### Exercise aim:
Search the listing below for the string "diagram" and show each line that contains it.

### Records for this exercise:
* start *
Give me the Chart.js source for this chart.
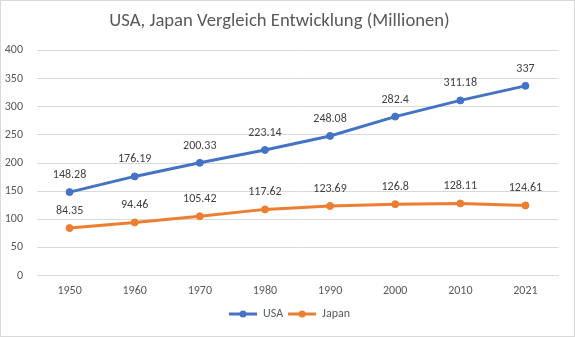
<!DOCTYPE html>
<html>
<head>
<meta charset="utf-8">
<script src="https://cdn.jsdelivr.net/npm/chart.js@4"></script>
<style>
  html, body { margin: 0; padding: 0; background: #fff; }
  #box { width: 573px; height: 335px; border: 1px solid #d9d9d9; }
</style>
</head>
<body>
<div id="box"><canvas id="visualChart" width="573" height="335"></canvas></div>
<script>
const years = ["1950", "1960", "1970", "1980", "1990", "2000", "2010", "2021"];
const usa = [148.28, 176.19, 200.33, 223.14, 248.08, 282.4, 311.18, 337];
const japan = [84.35, 94.46, 105.42, 117.62, 123.69, 126.8, 128.11, 124.61];
const yTicks = [0, 50, 100, 150, 200, 250, 300, 350, 400];

const font = "Carlito";

const legendIcon = (color) => {
  const c = document.createElement("canvas");
  c.width = 28;
  c.height = 10;
  const ctx = c.getContext("2d");
  ctx.strokeStyle = color;
  ctx.lineWidth = 3;
  ctx.beginPath();
  ctx.moveTo(0, 5);
  ctx.lineTo(28, 5);
  ctx.stroke();
  ctx.fillStyle = color;
  ctx.beginPath();
  ctx.arc(14, 5, 3.5, 0, Math.PI * 2);
  ctx.fill();
  return c;
};

// Excel style data labels above each point
const valueLabels = {
  id: "valueLabels",
  afterLayout(chart) {
    // legend is centred on the whole chart box, not on the plot area
    chart.legend.left += 10;
    chart.legend.right += 10;
  },
  afterDatasetsDraw(chart) {
    const ctx = chart.ctx;
    ctx.save();
    ctx.font = "12px " + font;
    ctx.fillStyle = "#404040";
    ctx.textAlign = "center";
    ctx.textBaseline = "middle";
    chart.data.datasets.forEach((ds, i) => {
      chart.getDatasetMeta(i).data.forEach((pt, j) => {
        ctx.fillText(String(ds.data[j]), pt.x, pt.y - 17);
      });
    });
    ctx.restore();
  },
};

const chartBlock = document.querySelector("#visualChart").getContext("2d");

const chart = new Chart(chartBlock, {
  type: "line",
  data: {
    labels: years,
    datasets: [
      {
        label: "USA",
        data: usa,
        borderColor: "#4472c4",
        backgroundColor: "#4472c4",
        borderWidth: 3,
        pointRadius: 3.5,
        pointBorderWidth: 1,
        pointHoverRadius: 3.5,
      },
      {
        label: "Japan",
        data: japan,
        borderColor: "#ed7d31",
        backgroundColor: "#ed7d31",
        borderWidth: 3,
        pointRadius: 3.5,
        pointBorderWidth: 1,
        pointHoverRadius: 3.5,
      },
    ],
  },
  options: {
    responsive: false,
    animation: false,
    layout: { padding: { left: 0, right: 16, top: 0, bottom: 6 } },
    plugins: {
      title: {
        display: true,
        text: "USA, Japan Vergleich Entwicklung (Millionen)",
        color: "#595959",
        font: { family: font, size: 18.67, weight: "normal" },
        padding: { top: 9, bottom: 18 },
      },
      legend: {
        position: "bottom",
        labels: {
          color: "#595959",
          font: { family: font, size: 12 },
          usePointStyle: true,
          pointStyleWidth: 28,
          boxHeight: 10,
          padding: 5,
          generateLabels(chart) {
            return chart.data.datasets.map((ds, i) => ({
              text: ds.label,
              fontColor: "#595959",
              pointStyle: legendIcon(ds.borderColor),
              datasetIndex: i,
              lineWidth: 0,
            }));
          },
        },
      },
      tooltip: { enabled: false },
    },
    scales: {
      x: {
        offset: true,
        afterFit(scale) {
          scale.height -= 3;
        },
        grid: { display: false, drawTicks: false },
        border: { color: "#d9d9d9" },
        ticks: { color: "#595959", font: { family: font, size: 12 }, padding: 8 },
      },
      y: {
        min: 0,
        max: 400,
        afterBuildTicks(scale) {
          scale.ticks = yTicks.map((v) => ({ value: v }));
        },
        afterFit(scale) {
          scale.width = 36;
        },
        grid: { color: "#d9d9d9", drawTicks: false },
        border: { display: false },
        ticks: { color: "#595959", font: { family: font, size: 12 }, padding: 14 },
      },
    },
  },
  plugins: [valueLabels],
});
</script>
</body>
</html>
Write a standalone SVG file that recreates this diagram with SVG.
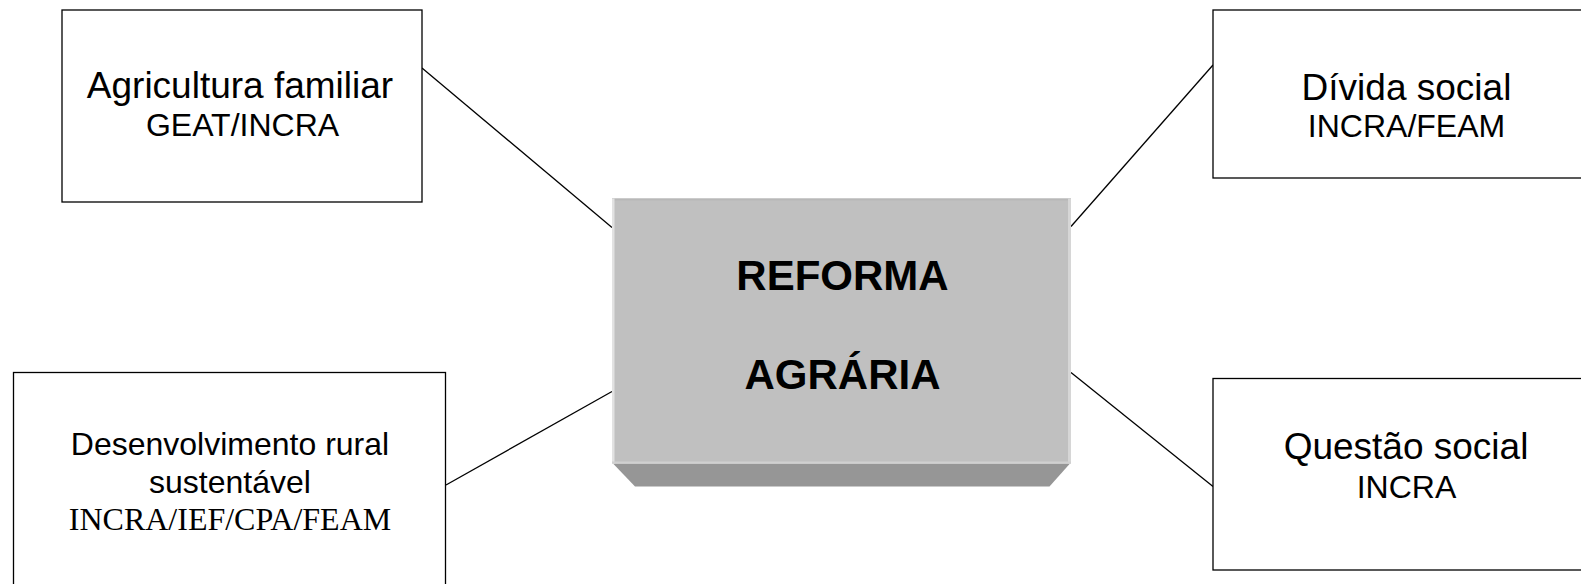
<svg xmlns="http://www.w3.org/2000/svg" width="1581" height="584" viewBox="0 0 1581 584">
<style>
.box{fill:#ffffff;stroke:#000000;stroke-width:1.3}
.conn{stroke:#000000;stroke-width:1.3;fill:none}
.t1{font-family:"Liberation Sans",Arial,sans-serif;font-size:37px;fill:#000;text-anchor:middle}
.t2{font-family:"Liberation Sans",Arial,sans-serif;font-size:32px;fill:#000;text-anchor:middle}
.t3{font-family:"Liberation Serif","Times New Roman",serif;font-size:32px;fill:#000;text-anchor:middle}
.tb{font-family:"Liberation Sans",Arial,sans-serif;font-size:42px;font-weight:bold;fill:#000;text-anchor:middle}
</style>
<rect width="1581" height="584" fill="#ffffff"/>
<g id="connectors">
<line class="conn" x1="422" y1="68" x2="612" y2="227.5"/>
<line class="conn" x1="446" y1="485" x2="612" y2="391.5"/>
<line class="conn" x1="1071" y1="226.5" x2="1213" y2="65"/>
<line class="conn" x1="1071" y1="372.5" x2="1213" y2="486.5"/>
</g>
<g id="center">
<polygon points="613,463.5 1070,463.5 1049.5,486.5 635,486.5" fill="#969696"/>
<rect x="612" y="198.5" width="459" height="265" fill="#c0c0c0"/>
<rect x="612" y="198.5" width="459" height="2" fill="#b8b8b8"/>
<rect x="612" y="198.5" width="2.5" height="265" fill="#e2e2e2"/>
<rect x="1068" y="198.5" width="3" height="265" fill="#d6d6d6"/>
<rect x="612" y="461.5" width="459" height="2" fill="#d0d0d0"/>
<text class="tb" x="842.5" y="290">REFORMA</text>
<text class="tb" x="842.5" y="389">AGRÁRIA</text>
</g>
<g id="agricultura">
<rect class="box" x="62" y="10" width="360" height="192"/>
<text class="t1" x="240" y="98">Agricultura familiar</text>
<text class="t2" x="242.5" y="136">GEAT/INCRA</text>
</g>
<g id="divida">
<rect class="box" x="1213" y="10" width="390" height="168"/>
<text class="t1" x="1406.5" y="100">Dívida social</text>
<text class="t2" x="1406.5" y="136.5">INCRA/FEAM</text>
</g>
<g id="desenvolvimento">
<rect class="box" x="13.5" y="372.5" width="432" height="230"/>
<text class="t2" x="230" y="455">Desenvolvimento rural</text>
<text class="t2" x="230" y="493">sustentável</text>
<text class="t3" x="230" y="530">INCRA/IEF/CPA/FEAM</text>
</g>
<g id="questao">
<rect class="box" x="1213" y="378.5" width="390" height="191.5"/>
<text class="t1" x="1406" y="459">Questão social</text>
<text class="t2" x="1406.5" y="497.5">INCRA</text>
</g>
</svg>
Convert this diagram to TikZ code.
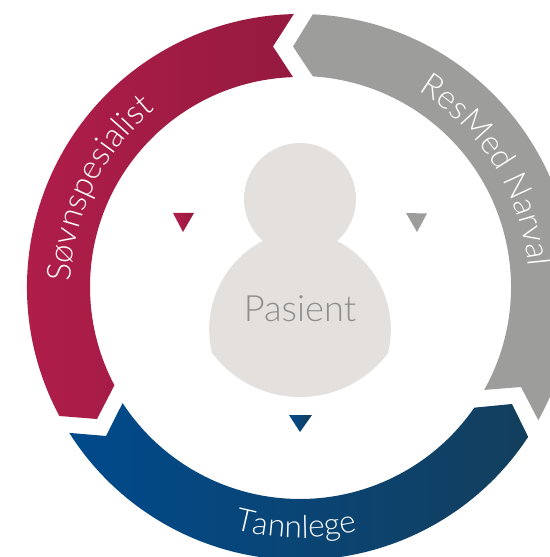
\documentclass[tikz,border=0pt]{standalone}
\usepackage{fontspec}
\usepackage{xcolor}
\usetikzlibrary{decorations.text}
\setmainfont{Lato Light}
\definecolor{redA}{HTML}{B31E4B}
\definecolor{redB}{HTML}{951A3F}
\definecolor{blueA}{HTML}{004A8C}
\definecolor{blueB}{HTML}{133F5D}
\definecolor{greyC}{HTML}{9D9D9C}
\definecolor{person}{HTML}{E3E0DD}
\definecolor{muted}{HTML}{8E8E8E}
\tikzset{
  redseg/.style={left color=redA, right color=redB},
  blueseg/.style={left color=blueA, middle color=blueA!80!blueB, right color=blueB},
  greyseg/.style={fill=greyC},
  ringlab/.style={decorate, decoration={text along path, text color=white, text align=center, text={#1}}},
  labm/.style={text=muted, font=\fontsize{20.6}{24}\selectfont, inner sep=0pt}
}

\begin{document}
\begin{tikzpicture}[x=0.02cm,y=0.02cm]
  \useasboundingbox (-300,-270) rectangle (250,287);
  \clip (-300,-270) rectangle (250,287);
  % ring
  \shade[redseg] (208.2:273) arc[start angle=208.2,end angle=91.3,radius=273]
    -- (-27,240.5) -- (91.9:210) arc[start angle=91.9,end angle=207.9,radius=210]
    -- (-203,-132) -- cycle;
  \fill[greyseg] (87.3:273) arc[start angle=87.3,end angle=-29.2,radius=273]
    -- (221,-100) -- (-29.2:211) arc[start angle=-29.2,end angle=86.5,radius=211]
    -- (-7,240.5) -- cycle;
  \shade[blueseg] (-33.3:273) arc[start angle=-33.3,end angle=-147.7,radius=273]
    -- (-194,-149) -- (-146.8:212) arc[start angle=-146.8,end angle=-34.7,radius=212]
    -- (212,-117) -- cycle;
  % ring labels
  \path[ringlab={|\fontsize{18.8}{22}\selectfont|Søvnspesialist}] (191:229) arc[start angle=191,end angle=117,radius=229];
  \path[ringlab={|\fontsize{18.6}{22}\selectfont|ResMed Narval}] (70:229) arc[start angle=70,end angle=-6,radius=229];
  \path[ringlab={|\fontsize{18}{22}\selectfont|Tannlege}] (-126:251) arc[start angle=-126,end angle=-56,radius=251];
  % person
  \fill[person] (0,88) circle (56);
  \fill[person] (-88,-66) arc[start angle=193.6,end angle=113.7,radius=100]
    -- (31,49) arc[start angle=66.3,end angle=-13.6,radius=100]
    arc[start angle=-36.9,end angle=-143.1,radius=110] -- cycle;
  \node[labm] (pasient) at (0,-22) {Pasient};
  % markers
  \shade[redseg] (-127,74) -- (-106,74) -- (-117,55) -- cycle;
  \fill[greyseg] (106,74) -- (127,73.5) -- (117,55) -- cycle;
  \shade[left color=blueA, right color=blueB] (-11,-128) -- (12,-128) -- (0,-145) -- cycle;
\end{tikzpicture}
\end{document}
* end *
### Expected output:
Write a standalone SVG file that recreates this diagram with SVG.
Convert this diagram to TikZ code.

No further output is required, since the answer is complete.